:: Short task ::
In the listing below, find the line holding "What matplotlib code" and the line holding "week52 = [5, 7, 2, 4, 6, 1, 3, 8]". Write out those two lines and all lines between, exactly, and nothing more.

:: Listed records ::
•••

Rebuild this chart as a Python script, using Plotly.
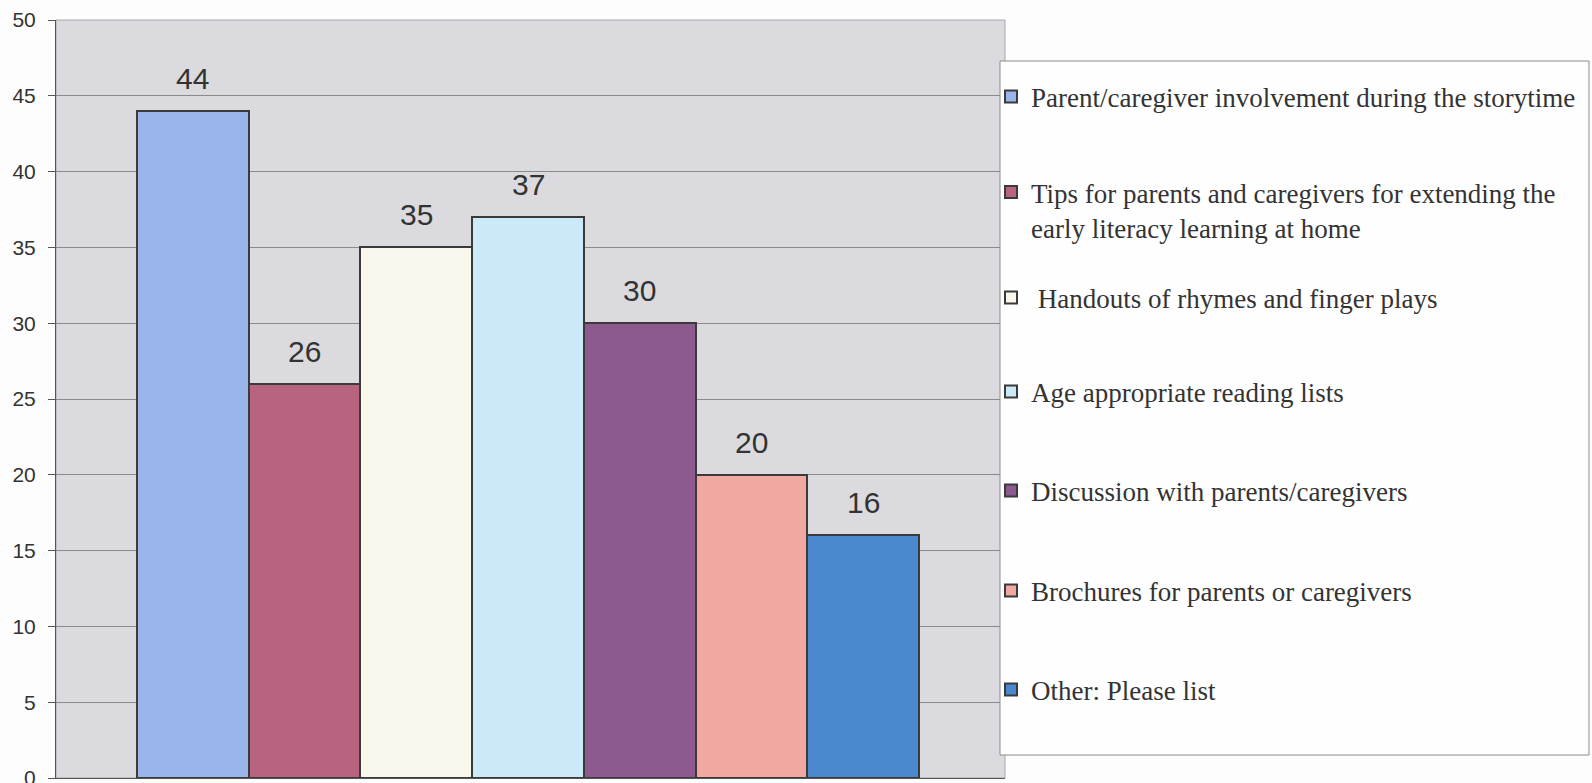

•••

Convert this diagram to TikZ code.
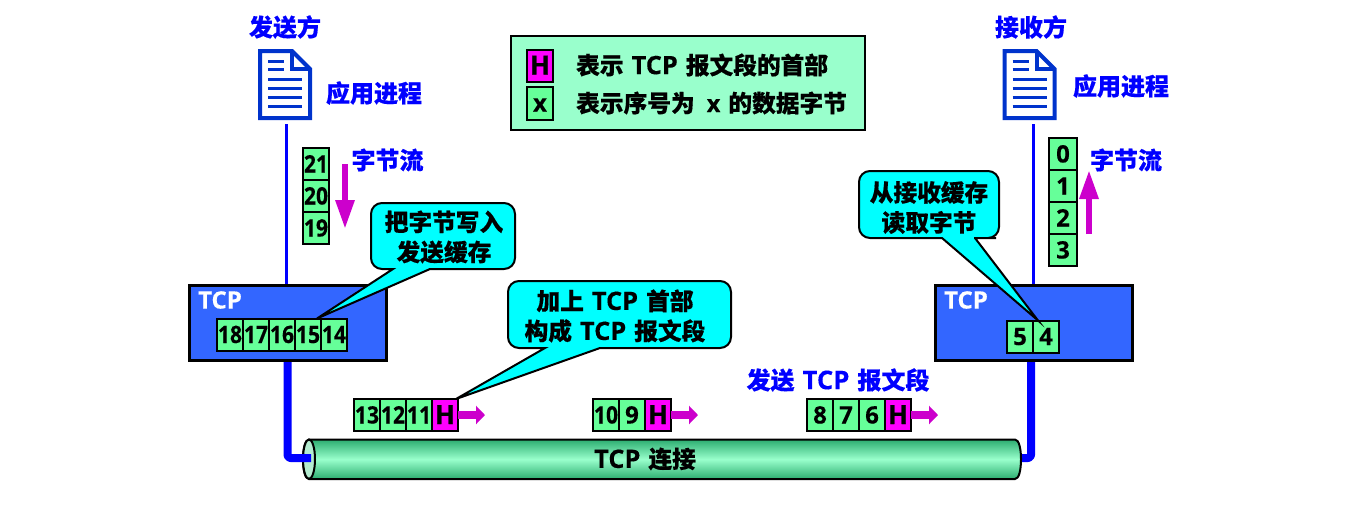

•••

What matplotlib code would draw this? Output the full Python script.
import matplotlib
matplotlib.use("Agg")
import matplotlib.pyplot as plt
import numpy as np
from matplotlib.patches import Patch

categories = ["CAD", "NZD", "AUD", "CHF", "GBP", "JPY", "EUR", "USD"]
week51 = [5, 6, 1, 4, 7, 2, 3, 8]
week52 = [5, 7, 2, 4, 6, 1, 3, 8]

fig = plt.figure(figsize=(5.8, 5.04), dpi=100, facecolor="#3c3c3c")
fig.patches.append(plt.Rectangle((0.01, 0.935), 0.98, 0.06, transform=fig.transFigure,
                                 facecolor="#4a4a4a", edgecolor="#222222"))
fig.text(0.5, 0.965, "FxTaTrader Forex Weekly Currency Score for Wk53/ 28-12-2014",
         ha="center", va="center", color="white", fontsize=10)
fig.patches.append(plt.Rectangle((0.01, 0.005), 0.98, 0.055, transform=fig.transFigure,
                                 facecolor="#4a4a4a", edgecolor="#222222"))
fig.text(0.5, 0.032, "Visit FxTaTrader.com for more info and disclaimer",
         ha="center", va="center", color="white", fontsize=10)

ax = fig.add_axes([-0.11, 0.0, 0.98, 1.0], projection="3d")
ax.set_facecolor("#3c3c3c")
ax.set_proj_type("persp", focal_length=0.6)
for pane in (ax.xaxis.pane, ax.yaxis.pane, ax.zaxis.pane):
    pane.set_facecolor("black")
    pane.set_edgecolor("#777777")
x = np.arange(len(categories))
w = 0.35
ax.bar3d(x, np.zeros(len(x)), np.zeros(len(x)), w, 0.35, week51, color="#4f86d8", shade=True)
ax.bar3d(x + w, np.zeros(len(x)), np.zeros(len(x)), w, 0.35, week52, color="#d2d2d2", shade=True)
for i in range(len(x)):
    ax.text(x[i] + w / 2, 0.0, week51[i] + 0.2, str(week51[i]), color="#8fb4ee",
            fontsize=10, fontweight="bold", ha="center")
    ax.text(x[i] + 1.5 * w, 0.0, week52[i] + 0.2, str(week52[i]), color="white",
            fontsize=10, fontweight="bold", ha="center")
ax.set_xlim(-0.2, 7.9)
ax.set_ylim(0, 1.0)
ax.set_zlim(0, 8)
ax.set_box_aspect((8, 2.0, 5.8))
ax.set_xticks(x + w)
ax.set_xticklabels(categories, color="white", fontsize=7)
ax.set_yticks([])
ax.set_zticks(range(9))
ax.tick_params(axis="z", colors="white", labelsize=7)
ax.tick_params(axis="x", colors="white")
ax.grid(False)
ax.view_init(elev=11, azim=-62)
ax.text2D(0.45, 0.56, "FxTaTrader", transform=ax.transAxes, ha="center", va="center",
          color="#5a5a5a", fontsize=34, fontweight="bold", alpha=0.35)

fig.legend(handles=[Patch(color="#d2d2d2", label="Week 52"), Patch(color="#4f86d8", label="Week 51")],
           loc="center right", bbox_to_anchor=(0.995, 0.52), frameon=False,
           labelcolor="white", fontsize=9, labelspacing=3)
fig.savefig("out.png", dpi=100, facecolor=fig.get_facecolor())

•••

:: Exercise result ::
What matplotlib code would draw this? Output the full Python script.
import matplotlib
matplotlib.use("Agg")
import matplotlib.pyplot as plt
import numpy as np
from matplotlib.patches import Patch

categories = ["CAD", "NZD", "AUD", "CHF", "GBP", "JPY", "EUR", "USD"]
week51 = [5, 6, 1, 4, 7, 2, 3, 8]
week52 = [5, 7, 2, 4, 6, 1, 3, 8]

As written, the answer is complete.